Insights

The Hidden Cost of Tenant Turnover in Property Management

Written by John David Sarmiento | Sep 30, 2025 1:29:00 AM

Most property managers know that tenant turnover is expensive. What surprises many, however, is just how much more costly it can be than a vacant unit sitting idle. While vacancy erodes revenue, turnover layers on hidden expenses that compound in ways owners often underestimate. From marketing and screening to maintenance and opportunity costs, the financial impact of frequent move-outs makes tenant retention one of the most powerful levers in property management.

The True Price Tag of Turnover

On the surface, turnover costs seem straightforward: advertising, leasing staff time, and basic unit cleaning. Yet studies consistently show that the average turnover can cost a landlord anywhere from half a month’s rent to three full months, depending on the property type and market. The spread reflects the less visible but very real costs, such as:

  • Lost rent while the unit is vacant, which can escalate in soft rental markets.
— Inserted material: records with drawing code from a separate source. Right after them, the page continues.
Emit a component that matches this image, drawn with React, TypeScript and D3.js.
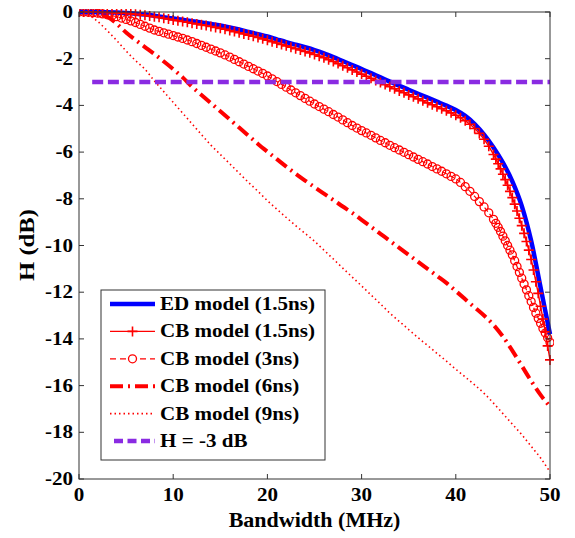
import React from "react";
import * as d3 from "d3";

const FREQ_COARSE = d3.range(0, 51, 1);
const FREQ_FINE = d3.range(0, 44, 0.5).concat(d3.range(44, 50.001, 0.25));

const ED_15 = [0, 0, -0.01, -0.01, -0.02, -0.04, -0.07, -0.11, -0.16, -0.22, -0.28, -0.33, -0.39, -0.45, -0.51, -0.58, -0.66, -0.75, -0.85, -0.95, -1.05, -1.17, -1.29, -1.4, -1.51, -1.63, -1.77, -1.93, -2.1, -2.27, -2.44, -2.62, -2.8, -2.98, -3.16, -3.33, -3.5, -3.67, -3.84, -4.01, -4.2, -4.45, -4.8, -5.25, -5.8, -6.45, -7.25, -8.3, -9.8, -11.8, -13.8];

const CB_15 = [0, 0, 0, -0.01, -0.01, -0.02, -0.02, -0.03, -0.04, -0.05, -0.06, -0.08, -0.1, -0.12, -0.14, -0.17, -0.2, -0.23, -0.27, -0.3, -0.34, -0.37, -0.41, -0.44, -0.48, -0.51, -0.55, -0.58, -0.62, -0.66, -0.7, -0.74, -0.79, -0.84, -0.89, -0.94, -0.99, -1.04, -1.09, -1.15, -1.21, -1.27, -1.33, -1.39, -1.45, -1.51, -1.57, -1.63, -1.69, -1.75, -1.82, -1.89, -1.96, -2.04, -2.12, -2.21, -2.3, -2.39, -2.48, -2.57, -2.66, -2.75, -2.84, -2.93, -3.02, -3.11, -3.2, -3.29, -3.38, -3.46, -3.55, -3.63, -3.72, -3.8, -3.89, -3.97, -4.06, -4.14, -4.23, -4.32, -4.42, -4.53, -4.66, -4.81, -4.99, -5.2, -5.45, -5.75,
  -6.1, -6.3, -6.5, -6.72, -6.95, -7.18, -7.42, -7.68, -7.95, -8.23, -8.52, -8.83, -9.15, -9.48, -9.83, -10.2, -10.6, -11.05, -11.55, -12.05, -12.6, -13.15, -13.7, -14.3, -14.9];

const CB_3 = [0, 0, -0.01, -0.03, -0.05, -0.08, -0.12, -0.16, -0.2, -0.26, -0.32, -0.38, -0.45, -0.53, -0.61, -0.69, -0.77, -0.83, -0.89, -0.95, -1.01, -1.07, -1.13, -1.2, -1.27, -1.35, -1.43, -1.51, -1.59, -1.67, -1.75, -1.84, -1.93, -2.03, -2.13, -2.23, -2.33, -2.43, -2.53, -2.63, -2.74, -2.86, -2.98, -3.1, -3.22, -3.34, -3.46, -3.58, -3.7, -3.82, -3.94, -4.05, -4.16, -4.27, -4.39, -4.5, -4.62, -4.74, -4.86, -4.97, -5.08, -5.18, -5.28, -5.39, -5.5, -5.6, -5.71, -5.81, -5.91, -6.01, -6.11, -6.21, -6.31, -6.41, -6.51, -6.62, -6.72, -6.82, -6.93, -7.04, -7.15, -7.3, -7.48, -7.68, -7.9, -8.12, -8.35, -8.6,
  -8.88, -9.05, -9.22, -9.4, -9.6, -9.8, -10.0, -10.2, -10.4, -10.65, -10.9, -11.15, -11.4, -11.65, -11.9, -12.15, -12.4, -12.65, -12.9, -13.12, -13.33, -13.55, -13.75, -13.95, -14.15];

const CB_6 = [0, -0.01, -0.06, -0.2, -0.5, -0.88, -1.2, -1.5, -1.8, -2.12, -2.45, -2.8, -3.2, -3.55, -3.9, -4.25, -4.6, -4.95, -5.3, -5.65, -5.98, -6.3, -6.62, -6.93, -7.22, -7.5, -7.78, -8.05, -8.33, -8.6, -8.9, -9.2, -9.5, -9.8, -10.1, -10.4, -10.7, -11.0, -11.3, -11.6, -11.95, -12.3, -12.65, -13.0, -13.4, -13.9, -14.5, -15.15, -15.8, -16.4, -16.9];

const CB_9 = [0, -0.12, -0.41, -0.8, -1.22, -1.67, -2.08, -2.45, -2.95, -3.41, -3.87, -4.33, -4.79, -5.25, -5.7, -6.1, -6.5, -6.9, -7.3, -7.68, -8.08, -8.44, -8.8, -9.15, -9.48, -9.82, -10.2, -10.58, -10.97, -11.35, -11.73, -12.12, -12.5, -12.9, -13.25, -13.6, -13.95, -14.28, -14.62, -14.95, -15.3, -15.63, -15.97, -16.33, -16.75, -17.2, -17.65, -18.1, -18.6, -19.1, -19.7];

const THRESHOLD = -3;
const THRESHOLD_X = [1.4, 50];
const X_TICKS = [0, 10, 20, 30, 40, 50];
const Y_TICKS = [0, -2, -4, -6, -8, -10, -12, -14, -16, -18, -20];
const LEGEND_LABELS = ["ED model (1.5ns)", "CB model (1.5ns)", "CB model (3ns)", "CB model (6ns)", "CB model (9ns)", "H = -3 dB"];

const RED = "#ff0000";
const BLUE = "#0000ff";
const PURPLE = "#8a2be2";
const FONT = "'Liberation Serif', 'DejaVu Serif', serif";
const SX = 1.17;

export default function App() {
  const L = 79, R = 550, T = 12, B = 479;
  const x = d3.scaleLinear().domain([0, 50]).range([L, R]);
  const y = d3.scaleLinear().domain([-20, 0]).range([B, T]);

  const mk = (xs: number[], ys: number[]) => xs.map((f, i) => [f, ys[i]] as [number, number]);
  const line = d3.line<[number, number]>().x(d => x(d[0])).y(d => y(d[1])).curve(d3.curveMonotoneX);

  const ed = mk(FREQ_COARSE, ED_15);
  const cb15 = mk(FREQ_FINE, CB_15);
  const cb3 = mk(FREQ_FINE, CB_3);
  const cb6 = mk(FREQ_COARSE, CB_6);
  const cb9 = mk(FREQ_COARSE, CB_9);

  const plusPath = (cx: number, cy: number, s = 5) => `M${cx - s},${cy}H${cx + s}M${cx},${cy - s}V${cy + s}`;

  const legX0 = 110, legX1 = 155, legTextX = 160;
  const legY = (i: number) => 304 + i * 27.4;
  const txt: React.CSSProperties = { fontFamily: FONT, fontWeight: "bold" };

  return (
    <svg width={575} height={538} style={{ position: "absolute", left: 0, top: 0, background: "#fff" }}>
      <defs>
        <clipPath id="plotclip">
          <rect x={L} y={T - 3} width={R - L + 4} height={B - T + 6} />
        </clipPath>
      </defs>
      <rect x={0} y={0} width={575} height={538} fill="#fff" />

      <g clipPath="url(#plotclip)">
        <path d={line(cb9) || ""} fill="none" stroke={RED} strokeWidth={1.6} strokeDasharray="1.5,3" />
        <path d={line(cb6) || ""} fill="none" stroke={RED} strokeWidth={4} strokeDasharray="13,5,2,5" />
        <path d={line(cb3) || ""} fill="none" stroke={RED} strokeWidth={1.2} strokeDasharray="5,3" />
        {cb3.map((d, i) => (
          <circle key={"c" + i} cx={x(d[0])} cy={y(d[1])} r={4} fill="none" stroke={RED} strokeWidth={1.3} />
        ))}
        <path d={line(ed) || ""} fill="none" stroke={BLUE} strokeWidth={4.5} />
        <path d={line(cb15) || ""} fill="none" stroke={RED} strokeWidth={1.4} />
        {cb15.map((d, i) => (
          <path key={"p" + i} d={plusPath(x(d[0]), y(d[1]))} stroke={RED} strokeWidth={1.6} fill="none" />
        ))}
        <line x1={x(THRESHOLD_X[0])} x2={x(THRESHOLD_X[1])} y1={y(THRESHOLD)} y2={y(THRESHOLD)} stroke={PURPLE} strokeWidth={4.5} strokeDasharray="11,4.7" />
      </g>

      {/* frame */}
      <rect x={L} y={T} width={R - L} height={B - T} fill="none" stroke="#333" strokeWidth={1} />
      {X_TICKS.map(t => (
        <g key={"xt" + t}>
          <line x1={x(t)} x2={x(t)} y1={B} y2={B - 5} stroke="#333" />
          <line x1={x(t)} x2={x(t)} y1={T} y2={T + 5} stroke="#333" />
          <text transform={`translate(${x(t)},${B + 22}) scale(${SX},1)`} textAnchor="middle" fontSize={18} style={txt}>{t}</text>
        </g>
      ))}
      {Y_TICKS.map(t => (
        <g key={"yt" + t}>
          <line x1={L} x2={L + 5} y1={y(t)} y2={y(t)} stroke="#333" />
          <line x1={R} x2={R - 5} y1={y(t)} y2={y(t)} stroke="#333" />
          <text transform={`translate(${L - 6},${y(t) + 6}) scale(${SX},1)`} textAnchor="end" fontSize={18} style={txt}>{t}</text>
        </g>
      ))}
      <text transform={`translate(${(L + R) / 2},527)`} textAnchor="middle" fontSize={22} style={txt}>Bandwidth (MHz)</text>
      <text transform={`translate(34,245) rotate(-90) scale(1.12,1)`} textAnchor="middle" fontSize={22} style={txt}>H (dB)</text>

      {/* legend */}
      <rect x={101} y={290} width={224} height={170} fill="#fff" stroke="#333" strokeWidth={1} />
      <line x1={legX0} x2={legX1} y1={legY(0)} y2={legY(0)} stroke={BLUE} strokeWidth={4.5} />
      <line x1={legX0} x2={legX1} y1={legY(1)} y2={legY(1)} stroke={RED} strokeWidth={1.4} />
      <path d={plusPath((legX0 + legX1) / 2, legY(1))} stroke={RED} strokeWidth={1.6} />
      <line x1={legX0} x2={legX1} y1={legY(2)} y2={legY(2)} stroke={RED} strokeWidth={1.2} strokeDasharray="6,4" />
      <circle cx={(legX0 + legX1) / 2} cy={legY(2)} r={4} fill="#fff" stroke={RED} strokeWidth={1.3} />
      <line x1={legX0} x2={legX1} y1={legY(3)} y2={legY(3)} stroke={RED} strokeWidth={4} strokeDasharray="13,5,2,5" />
      <line x1={legX0} x2={legX1} y1={legY(4)} y2={legY(4)} stroke={RED} strokeWidth={1.6} strokeDasharray="1.5,3" />
      <line x1={legX0 + 4} x2={legX1} y1={legY(5)} y2={legY(5)} stroke={PURPLE} strokeWidth={4.5} strokeDasharray="9,4.5" />
      {LEGEND_LABELS.map((s, i) => (
        <text key={"lg" + i} transform={`translate(${legTextX},${legY(i) + 6}) scale(${SX},1)`} fontSize={18} style={txt}>{s}</text>
      ))}
    </svg>
  );
}
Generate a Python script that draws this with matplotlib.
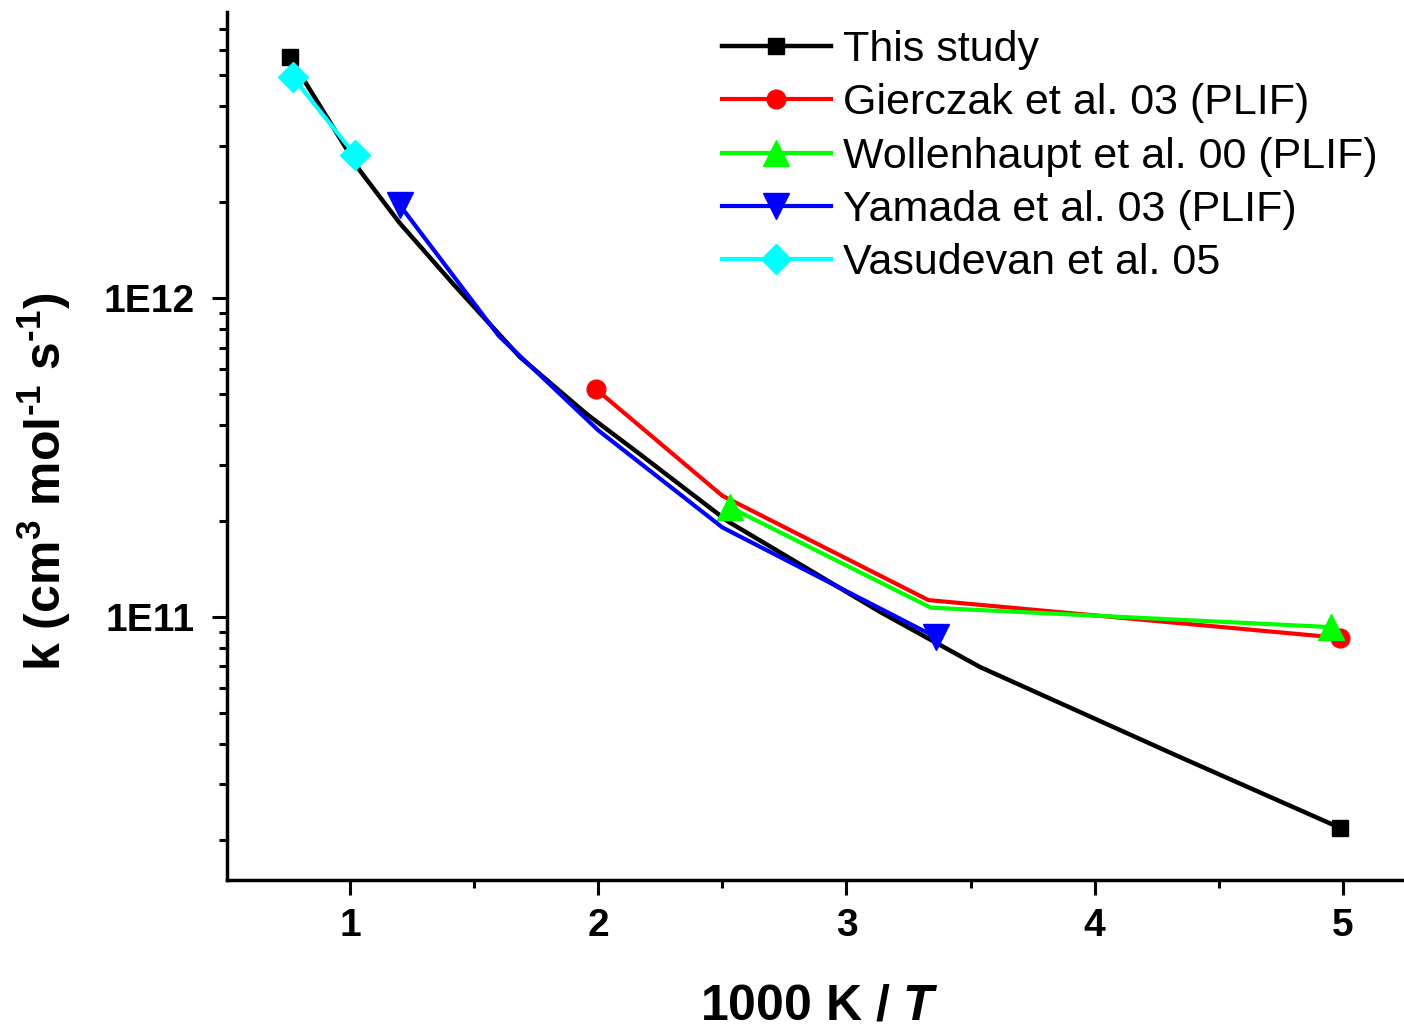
import numpy as np
import matplotlib
matplotlib.use('Agg')
import matplotlib.pyplot as plt
from matplotlib.ticker import LogLocator, FuncFormatter, MultipleLocator, NullFormatter

plt.rcParams['font.family'] = ['Liberation Sans', 'DejaVu Sans']
plt.rcParams['font.weight'] = 'bold'
plt.rcParams['mathtext.fontset'] = 'custom'
plt.rcParams['mathtext.rm'] = 'Liberation Sans:bold'
plt.rcParams['mathtext.it'] = 'Liberation Sans:italic:bold'
plt.rcParams['mathtext.bf'] = 'Liberation Sans:bold'

# This study (line with markers only at both ends)
x_this = [0.758, 1.04, 1.2, 1.415, 1.685, 1.955, 2.168, 2.52, 3.135, 3.538, 4.343, 4.99]
k_this = [5.69e12, 2.51e12, 1.72e12, 1.109e12, 6.53e11, 4.32e11, 3.24e11, 2.0e11,
          1.038e11, 6.97e10, 3.64e10, 2.18e10]

# Gierczak et al. 03 (PLIF)
x_gier = [1.99, 2.5, 3.33, 4.99]
k_gier = [5.19e11, 2.4e11, 1.13e11, 8.6e10]

# Wollenhaupt et al. 00 (PLIF)
x_woll = [2.53, 3.34, 4.95]
k_woll = [2.21e11, 1.07e11, 9.3e10]

# Yamada et al. 03 (PLIF)
x_yama = [1.2, 1.6, 2.0, 2.5, 3.36]
k_yama = [1.96e12, 7.6e11, 3.85e11, 1.91e11, 8.65e10]

# Vasudevan et al. 05
x_vasu = [0.77, 1.02]
k_vasu = [4.93e12, 2.81e12]

fig = plt.figure(figsize=(14.04, 10.27), dpi=100)
ax = fig.add_axes([227/1404, 1-880/1027, (1404-227)/1404, (880-12)/1027])

lw = 3.0
ax.plot(x_this, k_this, color='black', lw=3.2, marker='s', ms=12, markevery=[0, len(x_this)-1],
        label='This study')
ax.plot(x_gier, k_gier, color='#ff0000', lw=lw, marker='o', ms=13.5, markevery=[0, len(x_gier)-1],
        label='Gierczak et al. 03 (PLIF)')
ax.plot(x_woll, k_woll, color='#00ff00', lw=lw, marker='^', ms=19, markevery=[0, len(x_woll)-1],
        label='Wollenhaupt et al. 00 (PLIF)')
ax.plot(x_yama, k_yama, color='#0000ff', lw=lw, marker='v', ms=19, markevery=[0, len(x_yama)-1],
        label='Yamada et al. 03 (PLIF)')
ax.plot(x_vasu, k_vasu, color='#00ffff', lw=lw, marker='D', ms=15, label='Vasudevan et al. 05')

ax.set_yscale('log')
ax.set_xlim(0.5045, 5.2458)
ax.set_ylim(1.498e10, 7.89e12)

for s in ['top', 'right']:
    ax.spines[s].set_visible(False)
for s in ['left', 'bottom']:
    ax.spines[s].set_linewidth(2.5)

ax.xaxis.set_major_locator(MultipleLocator(1))
ax.xaxis.set_minor_locator(MultipleLocator(0.5))
ax.yaxis.set_major_locator(LogLocator(base=10))
ax.yaxis.set_minor_locator(LogLocator(base=10, subs=np.arange(2, 10)))
ax.yaxis.set_major_formatter(FuncFormatter(lambda v, p: '1E%d' % round(np.log10(v))))
ax.yaxis.set_minor_formatter(NullFormatter())

ax.tick_params(which='major', direction='out', length=11, width=2.2, labelsize=28, pad=9)
ax.tick_params(axis='y', which='major', pad=12.5)
ax.tick_params(which='minor', direction='out', length=6, width=2.2)

ax.set_xlabel(r'1000 K / $\mathit{T}$', fontsize=36, fontweight='bold')
ax.xaxis.set_label_coords(0.5038, -0.1187)
ax.set_ylabel(r'k (cm$^{\text{3}}$ mol$^{\text{-1}}$ s$^{\text{-1}}$)', fontsize=36, fontweight='bold')
ax.yaxis.set_label_coords(-0.1308, 0.4585)

ax.legend(loc='upper left', bbox_to_anchor=(722/1404, 1-30/1027), bbox_transform=fig.transFigure,
          frameon=False, prop={'size': 31, 'weight': 'normal'}, handlelength=2.52,
          handletextpad=0.3, labelspacing=0.31, borderpad=0, borderaxespad=0, numpoints=1)

fig.savefig('out.png', dpi=100)
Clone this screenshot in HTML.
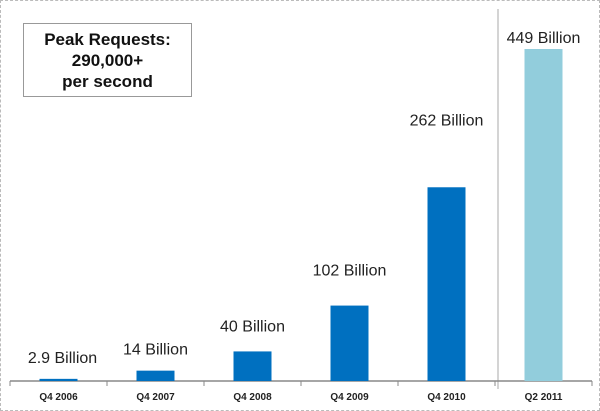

  • Maintenance and repairs that go beyond standard cleaning, especially when long-term tenants move out.

  • Marketing and advertising, which grow more competitive in saturated rental environments.

  • Leasing staff time, often pulling managers away from strategic or preventive work.

  • Concessions and incentives, which are increasingly common to attract new tenants quickly.

Even small inefficiencies in this process ripple across a portfolio. For an owner with dozens of units, frequent turnover can quietly erode annual returns.

Why Tenants Leave

Retention strategies only work when rooted in an understanding of tenant motivations. Contrary to common belief, tenants rarely leave just because of rent increases. Surveys consistently show that factors like poor communication, unresolved maintenance issues, and a lack of community play a bigger role.

 

Consider two tenants. One sees their rent go up by 5 percent but has responsive maintenance, respectful communication, and a sense that their landlord values them. The other has the same rent increase but experiences delayed repairs and feels ignored. The second tenant is far more likely to look elsewhere, even if the rent is comparable.

The Retention Advantage

The economics of retention are straightforward. Investing in tenant satisfaction almost always costs less than replacing a tenant. Routine check-ins, transparent communication, and preventive maintenance can keep residents longer while strengthening property reputation.

 

Technology can help too. Tenant portals, automated reminders, and real-time maintenance tracking reduce friction and demonstrate attentiveness. Yet technology alone is not a cure. The differentiator is the perception of care, not the platform itself.

When Turnover is Strategic

There are exceptions where turnover is not just acceptable but beneficial. For example, in gentrifying neighborhoods or rapidly appreciating markets, turning over units can allow owners to renovate and capture higher rents. Similarly, if a tenant is chronically late on payments or disruptive to the community, turnover may serve the long-term health of the property.

 

This highlights an important caveat: retention is not about keeping every tenant at any cost. It is about minimizing unnecessary turnover while being strategic about when change aligns with broader property goals.